## What is expected:
Write out the material again word for word, dropping any images it holds.

::: Collected material

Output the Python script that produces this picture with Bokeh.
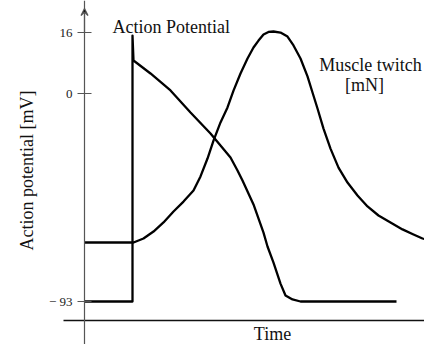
import numpy as np
from bokeh.plotting import figure
from bokeh.models import (Range1d, LinearAxis, FixedTicker, Label, Arrow, VeeHead)
from bokeh.embed import file_html
from bokeh.resources import INLINE

# ---- data ----
# Action potential: time [ms, schematic], membrane potential [mV]
ap_time = [0.0, 4.8, 4.8, 4.9, 6.6, 8.6, 10.6, 12.6, 14.6, 15.3, 15.8, 16.9,
           17.9, 18.3, 18.9, 19.6, 20.1, 20.8, 21.6, 31.2]
ap_mv = [-93.0, -93.0, 15.2, 8.66, 5.25, 0.79, -8.5, -17.9, -28.6, -34.4, -38.9,
         -49.6, -62.2, -68.4, -75.6, -85.0, -90.3, -92.1, -93.0, -93.0]

# Muscle twitch: time [ms, schematic], force [mN, schematic]
tw_time = [0.0, 4.9, 5.9, 6.9, 7.9, 8.9, 9.9, 10.9, 11.6, 12.3, 12.9, 13.6, 14.3,
           14.9, 15.6, 16.3, 16.9, 17.4, 17.9, 18.4, 18.9, 19.6, 20.3, 20.9,
           21.6, 22.3, 22.8, 23.3, 23.9, 24.6, 25.4, 26.3, 27.3, 28.3, 29.4,
           30.6, 31.8, 32.9, 33.8, 34.6, 35.6]
tw_mn = [0.0, 0.0, 0.19, 0.52, 0.95, 1.47, 1.94, 2.46, 3.13, 3.98, 4.83, 5.69,
         6.40, 7.20, 8.01, 8.72, 9.24, 9.57, 9.86, 9.98, 10.0, 9.95, 9.76, 9.34,
         8.72, 7.87, 7.11, 6.35, 5.40, 4.45, 3.55, 2.84, 2.23, 1.71, 1.28, 0.95,
         0.62, 0.38, 0.19, 0.09, 0.0]

# y-axis tick labels (schematic, non-linear axis)
tick_mv = [-93, 0, 16]
tick_labels = ["\u2212 93", "0", "16"]
tick_pos = [0.0, 77.32, 100.0]   # position of each tick on the schematic axis

FONT = "Liberation Serif"

ap_y = np.interp(ap_mv, tick_mv, tick_pos)

p = figure(width=424, height=344, output_backend="svg", toolbar_location=None,
           x_axis_type=None, y_axis_type=None,
           x_range=Range1d(-8.4, 34.0), y_range=Range1d(-15.985, 111.896),
           min_border=0, min_border_left=0, min_border_right=0,
           min_border_top=0, min_border_bottom=0)
p.outline_line_color = None
p.background_fill_color = "white"
p.border_fill_color = "white"
p.extra_y_ranges = {"twitch": Range1d(-4.834, 11.469)}

# y axis (crossing at t=0)
yax = LinearAxis(fixed_location=0,
                 ticker=FixedTicker(ticks=tick_pos),
                 major_label_overrides={tp: lab for tp, lab in zip(tick_pos, tick_labels)},
                 axis_line_color="#555555", axis_line_width=1.2,
                 major_tick_line_color="#555555", major_tick_line_width=1.2,
                 major_tick_in=7, major_tick_out=7, minor_tick_line_color=None,
                 major_label_standoff=5,
                 major_label_text_font=FONT, major_label_text_font_size="13px",
                 major_label_text_color="#222222")
p.add_layout(yax, "left")

# x axis (time), no ticks
xax = LinearAxis(fixed_location=-7.06, bounds=(-2.1, 35.6),
                 ticker=FixedTicker(ticks=[]),
                 axis_line_color="#111111", axis_line_width=1.5,
                 major_tick_line_color=None, minor_tick_line_color=None,
                 major_label_text_font_size="0px")
p.add_layout(xax, "below")

p.add_layout(Arrow(end=VeeHead(size=7, line_color="#555555", line_width=1.2),
                   x_start=0, y_start=100, x_end=0, y_end=108.9,
                   line_color="#555555", line_width=1.2))

# curves
p.line(ap_time, ap_y, line_color="black", line_width=2.3, line_join="round")
p.line(tw_time, tw_mn, y_range_name="twitch", line_color="black",
       line_width=2.3, line_join="round")

# texts
txt = dict(text_font=FONT, text_font_size="18px", text_color="#111111")
p.add_layout(Label(x=2.8, y=102.2, text="Action Potential",
                   text_align="left", text_baseline="alphabetic", **txt))
p.add_layout(Label(x=28.6, y=88.1, text="Muscle twitch",
                   text_align="center", text_baseline="alphabetic", **txt))
p.add_layout(Label(x=28.0, y=80.3, text="[mN]",
                   text_align="center", text_baseline="alphabetic", **txt))
p.add_layout(Label(x=18.8, y=-11.9, text="Time",
                   text_align="center", text_baseline="middle", **txt))
p.add_layout(Label(x=-5.8, y=48.7, text="Action potential [mV]", angle=np.pi / 2,
                   text_align="center", text_baseline="middle", **txt))

open("out.html", "w").write(file_html(p, INLINE))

::::::

## Task response:
Output the Python script that produces this picture with Bokeh.
import numpy as np
from bokeh.plotting import figure
from bokeh.models import (Range1d, LinearAxis, FixedTicker, Label, Arrow, VeeHead)
from bokeh.embed import file_html
from bokeh.resources import INLINE

# ---- data ----
# Action potential: time [ms, schematic], membrane potential [mV]
ap_time = [0.0, 4.8, 4.8, 4.9, 6.6, 8.6, 10.6, 12.6, 14.6, 15.3, 15.8, 16.9,
           17.9, 18.3, 18.9, 19.6, 20.1, 20.8, 21.6, 31.2]
ap_mv = [-93.0, -93.0, 15.2, 8.66, 5.25, 0.79, -8.5, -17.9, -28.6, -34.4, -38.9,
         -49.6, -62.2, -68.4, -75.6, -85.0, -90.3, -92.1, -93.0, -93.0]

# Muscle twitch: time [ms, schematic], force [mN, schematic]
tw_time = [0.0, 4.9, 5.9, 6.9, 7.9, 8.9, 9.9, 10.9, 11.6, 12.3, 12.9, 13.6, 14.3,
           14.9, 15.6, 16.3, 16.9, 17.4, 17.9, 18.4, 18.9, 19.6, 20.3, 20.9,
           21.6, 22.3, 22.8, 23.3, 23.9, 24.6, 25.4, 26.3, 27.3, 28.3, 29.4,
           30.6, 31.8, 32.9, 33.8, 34.6, 35.6]
tw_mn = [0.0, 0.0, 0.19, 0.52, 0.95, 1.47, 1.94, 2.46, 3.13, 3.98, 4.83, 5.69,
         6.40, 7.20, 8.01, 8.72, 9.24, 9.57, 9.86, 9.98, 10.0, 9.95, 9.76, 9.34,
         8.72, 7.87, 7.11, 6.35, 5.40, 4.45, 3.55, 2.84, 2.23, 1.71, 1.28, 0.95,
         0.62, 0.38, 0.19, 0.09, 0.0]

# y-axis tick labels (schematic, non-linear axis)
tick_mv = [-93, 0, 16]
tick_labels = ["\u2212 93", "0", "16"]
tick_pos = [0.0, 77.32, 100.0]   # position of each tick on the schematic axis

FONT = "Liberation Serif"

ap_y = np.interp(ap_mv, tick_mv, tick_pos)

p = figure(width=424, height=344, output_backend="svg", toolbar_location=None,
           x_axis_type=None, y_axis_type=None,
           x_range=Range1d(-8.4, 34.0), y_range=Range1d(-15.985, 111.896),
           min_border=0, min_border_left=0, min_border_right=0,
           min_border_top=0, min_border_bottom=0)
p.outline_line_color = None
p.background_fill_color = "white"
p.border_fill_color = "white"
p.extra_y_ranges = {"twitch": Range1d(-4.834, 11.469)}

# y axis (crossing at t=0)
yax = LinearAxis(fixed_location=0,
                 ticker=FixedTicker(ticks=tick_pos),
                 major_label_overrides={tp: lab for tp, lab in zip(tick_pos, tick_labels)},
                 axis_line_color="#555555", axis_line_width=1.2,
                 major_tick_line_color="#555555", major_tick_line_width=1.2,
                 major_tick_in=7, major_tick_out=7, minor_tick_line_color=None,
                 major_label_standoff=5,
                 major_label_text_font=FONT, major_label_text_font_size="13px",
                 major_label_text_color="#222222")
p.add_layout(yax, "left")

# x axis (time), no ticks
xax = LinearAxis(fixed_location=-7.06, bounds=(-2.1, 35.6),
                 ticker=FixedTicker(ticks=[]),
                 axis_line_color="#111111", axis_line_width=1.5,
                 major_tick_line_color=None, minor_tick_line_color=None,
                 major_label_text_font_size="0px")
p.add_layout(xax, "below")

p.add_layout(Arrow(end=VeeHead(size=7, line_color="#555555", line_width=1.2),
                   x_start=0, y_start=100, x_end=0, y_end=108.9,
                   line_color="#555555", line_width=1.2))

# curves
p.line(ap_time, ap_y, line_color="black", line_width=2.3, line_join="round")
p.line(tw_time, tw_mn, y_range_name="twitch", line_color="black",
       line_width=2.3, line_join="round")

# texts
txt = dict(text_font=FONT, text_font_size="18px", text_color="#111111")
p.add_layout(Label(x=2.8, y=102.2, text="Action Potential",
                   text_align="left", text_baseline="alphabetic", **txt))
p.add_layout(Label(x=28.6, y=88.1, text="Muscle twitch",
                   text_align="center", text_baseline="alphabetic", **txt))
p.add_layout(Label(x=28.0, y=80.3, text="[mN]",
                   text_align="center", text_baseline="alphabetic", **txt))
p.add_layout(Label(x=18.8, y=-11.9, text="Time",
                   text_align="center", text_baseline="middle", **txt))
p.add_layout(Label(x=-5.8, y=48.7, text="Action potential [mV]", angle=np.pi / 2,
                   text_align="center", text_baseline="middle", **txt))

open("out.html", "w").write(file_html(p, INLINE))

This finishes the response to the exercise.